Cosmos Cantata - Review
Humanist, Sept, 2001 by Edd Doerr
Cosmos Cantata text by Kurt Vonnegut, music by Seymour Barab, with the Manhattan Chamber Orchestra conducted by Richard Auldon Clark Pleasantville, NY: Kleos Classics, 2001): 56 minutes; $15.28 compact disc.
When I was a kid at the end of World War II, I played tuba in the Newsboys Band, which met one night a week in the loft of the old Vonnegut Hardware Company in Indianapolis, Indiana. A few years later, I sang in the choir at Indianapolis' All Souls Unitarian Church, whose chapel had been designed by Kurt Vonnegut's father. Never could I have dreamed that one day Kurt Vonnegut and I would be honorary president and president, respectively, of the American Humanist Association and I would be reviewing this compact disc.

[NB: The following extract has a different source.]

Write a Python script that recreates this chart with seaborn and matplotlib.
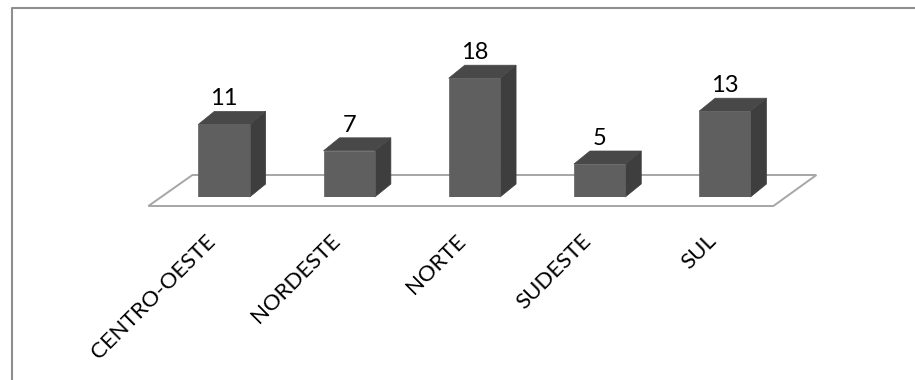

Years ago, Vonnegut attended the New York City premiere of Andrew Lloyd Webber's Requiem, based on the choral mass for the dead promulgated by the Counter-Reformation Council of Trent. He liked the music but found the lyrics so offensive--"terrible and sadistic"--that he rushed home to write a humanist requiem. The text was published in his "autobiographical collage," Fates Worse Than Death, and has now been set to music by New York composer Seymour Barab as the Cosmos Cantata, a title taken from the poem's opening line, "Rest eternal grant them, O Cosmos, and let not light disturb their peace."
Vonnegut's thoroughly humanistic and moving text is beautifully rendered by tenor Frederick Urrey in Barab's extraordinary, scintillating score. (Who concocted the myth that humanism is a dry, totally left-brain thing?) Text and music blend smoothly, assisting each other to reach emotional high points. The cantata is well worth listening to over and over again.
Supplementing the Vonnegut-Barab twenty-five minute cantata are Barab's sprightly "Dances for Oboe and Strings" and his humorous Moments Macabres, eight delightfully humorous and morbid short pieces from anonymous poems in The Oxford Book of Light Verse (edited by W. H. Auden), sung by Urrey. Barab, who deserves to be more well known, is a composer of great talent, wit, and inventiveness.
Edd Doerr, president of the American Humanist Association, is a vocal and instrumental musician.